> ITEMS
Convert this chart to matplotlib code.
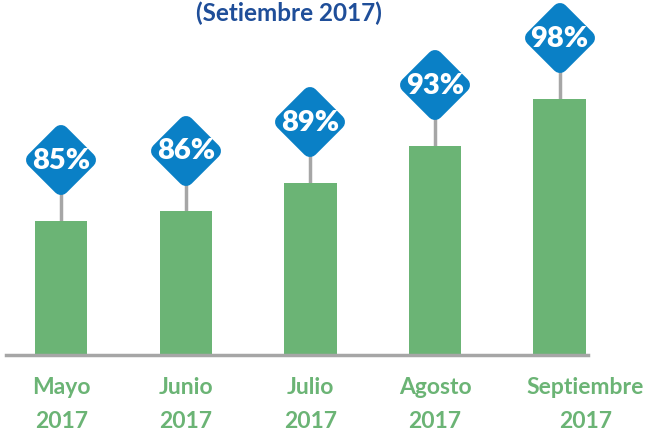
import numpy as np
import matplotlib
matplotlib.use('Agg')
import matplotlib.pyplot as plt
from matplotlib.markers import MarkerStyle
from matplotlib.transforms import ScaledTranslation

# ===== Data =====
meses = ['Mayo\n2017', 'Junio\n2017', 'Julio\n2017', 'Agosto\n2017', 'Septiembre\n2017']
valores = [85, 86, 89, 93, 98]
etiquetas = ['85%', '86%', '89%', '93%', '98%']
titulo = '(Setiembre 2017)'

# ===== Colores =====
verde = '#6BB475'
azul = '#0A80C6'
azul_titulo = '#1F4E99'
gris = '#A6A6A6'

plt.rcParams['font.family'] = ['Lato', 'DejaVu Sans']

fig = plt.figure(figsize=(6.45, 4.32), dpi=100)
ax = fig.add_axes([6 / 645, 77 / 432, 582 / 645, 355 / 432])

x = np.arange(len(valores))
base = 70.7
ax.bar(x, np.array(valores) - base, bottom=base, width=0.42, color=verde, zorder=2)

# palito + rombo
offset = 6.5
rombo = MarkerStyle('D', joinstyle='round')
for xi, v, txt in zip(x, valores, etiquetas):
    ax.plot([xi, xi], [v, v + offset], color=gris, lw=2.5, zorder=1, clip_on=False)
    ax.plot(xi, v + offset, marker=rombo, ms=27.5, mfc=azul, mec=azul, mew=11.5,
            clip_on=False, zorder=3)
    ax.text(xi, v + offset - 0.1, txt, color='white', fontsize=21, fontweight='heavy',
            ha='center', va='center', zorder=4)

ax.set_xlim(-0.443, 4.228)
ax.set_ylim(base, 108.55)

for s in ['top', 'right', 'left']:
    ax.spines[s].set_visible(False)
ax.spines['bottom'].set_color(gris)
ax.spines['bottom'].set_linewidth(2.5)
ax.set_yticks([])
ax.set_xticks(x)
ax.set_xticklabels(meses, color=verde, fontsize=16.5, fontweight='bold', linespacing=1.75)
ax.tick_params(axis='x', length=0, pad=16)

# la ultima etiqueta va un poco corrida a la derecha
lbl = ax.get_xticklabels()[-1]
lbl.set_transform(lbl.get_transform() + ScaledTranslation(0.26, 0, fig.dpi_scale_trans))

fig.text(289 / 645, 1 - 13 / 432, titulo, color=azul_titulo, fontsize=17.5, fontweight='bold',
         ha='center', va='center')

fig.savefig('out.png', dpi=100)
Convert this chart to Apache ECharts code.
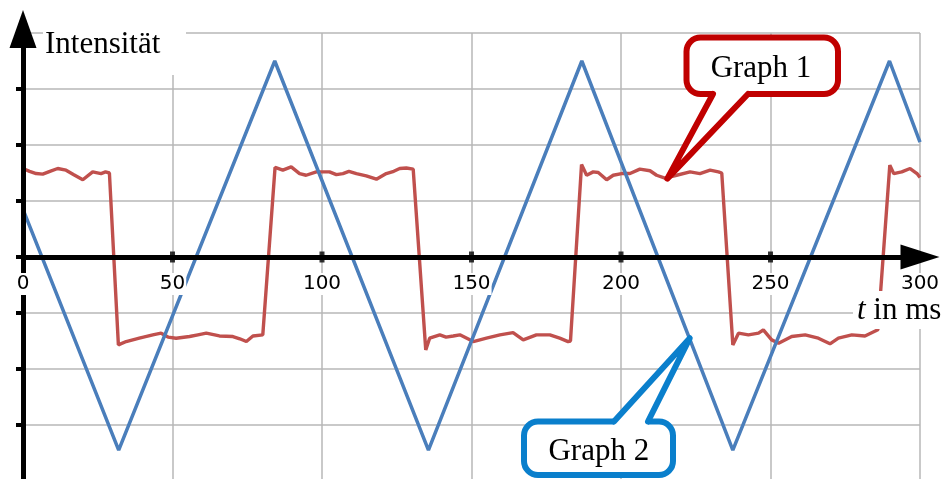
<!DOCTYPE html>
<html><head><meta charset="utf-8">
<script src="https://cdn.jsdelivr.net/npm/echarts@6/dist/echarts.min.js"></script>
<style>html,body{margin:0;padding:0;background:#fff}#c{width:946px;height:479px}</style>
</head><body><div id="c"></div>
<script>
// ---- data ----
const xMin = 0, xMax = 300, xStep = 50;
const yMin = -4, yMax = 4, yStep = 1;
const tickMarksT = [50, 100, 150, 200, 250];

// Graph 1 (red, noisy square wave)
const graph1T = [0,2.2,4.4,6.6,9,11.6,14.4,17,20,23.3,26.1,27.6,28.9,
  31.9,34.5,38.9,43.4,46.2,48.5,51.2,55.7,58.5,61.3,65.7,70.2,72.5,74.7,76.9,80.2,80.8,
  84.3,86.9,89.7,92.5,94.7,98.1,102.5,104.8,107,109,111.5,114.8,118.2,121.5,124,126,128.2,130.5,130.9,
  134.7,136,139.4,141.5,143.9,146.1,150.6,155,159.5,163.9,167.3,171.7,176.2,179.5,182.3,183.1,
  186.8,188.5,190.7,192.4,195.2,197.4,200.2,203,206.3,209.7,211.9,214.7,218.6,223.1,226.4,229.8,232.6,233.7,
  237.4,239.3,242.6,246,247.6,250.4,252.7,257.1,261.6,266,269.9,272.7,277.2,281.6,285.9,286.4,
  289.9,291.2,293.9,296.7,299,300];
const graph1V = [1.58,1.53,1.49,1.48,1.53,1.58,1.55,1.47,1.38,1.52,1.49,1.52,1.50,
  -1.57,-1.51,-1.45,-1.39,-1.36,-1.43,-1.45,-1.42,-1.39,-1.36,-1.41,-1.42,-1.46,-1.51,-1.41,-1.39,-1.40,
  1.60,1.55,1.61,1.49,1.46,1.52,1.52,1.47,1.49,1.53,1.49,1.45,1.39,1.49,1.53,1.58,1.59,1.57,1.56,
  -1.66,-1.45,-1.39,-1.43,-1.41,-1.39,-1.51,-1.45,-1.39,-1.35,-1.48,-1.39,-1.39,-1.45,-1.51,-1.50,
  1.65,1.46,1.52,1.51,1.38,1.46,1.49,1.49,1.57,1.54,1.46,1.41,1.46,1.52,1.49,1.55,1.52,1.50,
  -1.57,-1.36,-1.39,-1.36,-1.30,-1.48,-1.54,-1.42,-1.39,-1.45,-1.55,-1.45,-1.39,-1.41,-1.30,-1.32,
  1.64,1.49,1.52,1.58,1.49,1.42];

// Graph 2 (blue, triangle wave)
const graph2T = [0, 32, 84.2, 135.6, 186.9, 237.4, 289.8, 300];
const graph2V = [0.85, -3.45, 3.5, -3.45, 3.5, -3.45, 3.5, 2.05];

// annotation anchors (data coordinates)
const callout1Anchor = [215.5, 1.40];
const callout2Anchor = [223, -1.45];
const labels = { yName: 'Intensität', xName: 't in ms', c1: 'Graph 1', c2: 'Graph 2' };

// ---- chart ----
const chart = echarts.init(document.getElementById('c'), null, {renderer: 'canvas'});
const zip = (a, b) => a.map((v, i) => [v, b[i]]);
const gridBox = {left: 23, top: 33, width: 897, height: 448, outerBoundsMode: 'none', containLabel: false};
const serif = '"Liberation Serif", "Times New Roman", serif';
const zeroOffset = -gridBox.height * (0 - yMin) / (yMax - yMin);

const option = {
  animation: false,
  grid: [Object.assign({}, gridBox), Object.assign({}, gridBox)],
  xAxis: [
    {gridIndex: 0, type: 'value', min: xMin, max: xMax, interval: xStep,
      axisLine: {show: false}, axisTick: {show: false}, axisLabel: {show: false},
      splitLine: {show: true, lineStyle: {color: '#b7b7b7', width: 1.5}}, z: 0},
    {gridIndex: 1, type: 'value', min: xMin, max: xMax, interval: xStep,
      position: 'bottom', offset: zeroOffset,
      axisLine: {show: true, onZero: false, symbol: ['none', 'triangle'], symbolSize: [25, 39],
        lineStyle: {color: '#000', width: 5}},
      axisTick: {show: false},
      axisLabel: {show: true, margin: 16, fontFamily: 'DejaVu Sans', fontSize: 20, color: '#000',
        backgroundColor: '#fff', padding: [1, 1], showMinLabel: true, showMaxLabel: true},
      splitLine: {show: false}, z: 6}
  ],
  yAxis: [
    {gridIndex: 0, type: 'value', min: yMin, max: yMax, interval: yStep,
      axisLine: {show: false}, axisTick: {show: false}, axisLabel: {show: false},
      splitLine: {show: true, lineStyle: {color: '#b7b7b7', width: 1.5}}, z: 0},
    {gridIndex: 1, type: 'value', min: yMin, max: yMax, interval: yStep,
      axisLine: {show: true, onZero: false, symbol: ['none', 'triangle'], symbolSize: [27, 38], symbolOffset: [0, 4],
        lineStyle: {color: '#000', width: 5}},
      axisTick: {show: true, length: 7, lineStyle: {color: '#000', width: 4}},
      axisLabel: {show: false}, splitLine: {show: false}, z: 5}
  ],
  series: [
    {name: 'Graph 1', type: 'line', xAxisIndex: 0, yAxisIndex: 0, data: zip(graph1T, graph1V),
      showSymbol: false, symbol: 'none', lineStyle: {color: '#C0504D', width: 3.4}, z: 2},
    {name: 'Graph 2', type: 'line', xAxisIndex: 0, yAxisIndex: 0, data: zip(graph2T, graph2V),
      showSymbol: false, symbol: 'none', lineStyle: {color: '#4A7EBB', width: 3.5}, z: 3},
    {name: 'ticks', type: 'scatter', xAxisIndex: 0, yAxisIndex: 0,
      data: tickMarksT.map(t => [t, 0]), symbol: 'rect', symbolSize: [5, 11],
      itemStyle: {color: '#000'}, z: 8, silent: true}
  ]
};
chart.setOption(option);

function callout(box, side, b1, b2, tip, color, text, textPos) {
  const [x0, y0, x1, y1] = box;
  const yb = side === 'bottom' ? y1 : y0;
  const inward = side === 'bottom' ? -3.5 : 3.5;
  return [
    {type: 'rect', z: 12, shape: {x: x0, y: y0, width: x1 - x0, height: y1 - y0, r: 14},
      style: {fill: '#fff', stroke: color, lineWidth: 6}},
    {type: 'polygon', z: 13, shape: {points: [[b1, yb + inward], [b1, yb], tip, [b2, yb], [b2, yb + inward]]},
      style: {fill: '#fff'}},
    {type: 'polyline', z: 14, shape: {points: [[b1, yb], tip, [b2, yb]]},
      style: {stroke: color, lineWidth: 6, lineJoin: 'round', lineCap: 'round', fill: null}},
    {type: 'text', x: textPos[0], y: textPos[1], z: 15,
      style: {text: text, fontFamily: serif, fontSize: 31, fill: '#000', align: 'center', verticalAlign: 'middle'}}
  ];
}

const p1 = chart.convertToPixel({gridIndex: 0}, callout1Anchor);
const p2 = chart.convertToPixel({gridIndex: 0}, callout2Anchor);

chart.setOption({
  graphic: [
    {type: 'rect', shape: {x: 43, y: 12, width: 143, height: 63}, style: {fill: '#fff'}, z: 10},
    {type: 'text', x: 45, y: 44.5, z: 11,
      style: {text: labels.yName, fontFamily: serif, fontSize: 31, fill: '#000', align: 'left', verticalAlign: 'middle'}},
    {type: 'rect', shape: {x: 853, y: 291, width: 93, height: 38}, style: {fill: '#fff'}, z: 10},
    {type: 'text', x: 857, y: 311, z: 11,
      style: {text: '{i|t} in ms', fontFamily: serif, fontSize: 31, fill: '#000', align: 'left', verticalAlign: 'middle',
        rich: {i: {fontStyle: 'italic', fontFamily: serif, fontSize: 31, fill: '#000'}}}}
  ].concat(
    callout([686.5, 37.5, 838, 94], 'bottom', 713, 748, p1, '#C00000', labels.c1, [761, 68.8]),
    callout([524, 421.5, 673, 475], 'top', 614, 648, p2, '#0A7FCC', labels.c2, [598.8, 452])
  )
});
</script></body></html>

> SHORT TASK
Return exactly what appears from the opening line of the material through the line with "from matplotlib.transforms import", apart from the pictures.

> ANSWER TO THIS TASK
Convert this chart to matplotlib code.
import numpy as np
import matplotlib
matplotlib.use('Agg')
import matplotlib.pyplot as plt
from matplotlib.markers import MarkerStyle
from matplotlib.transforms import ScaledTranslation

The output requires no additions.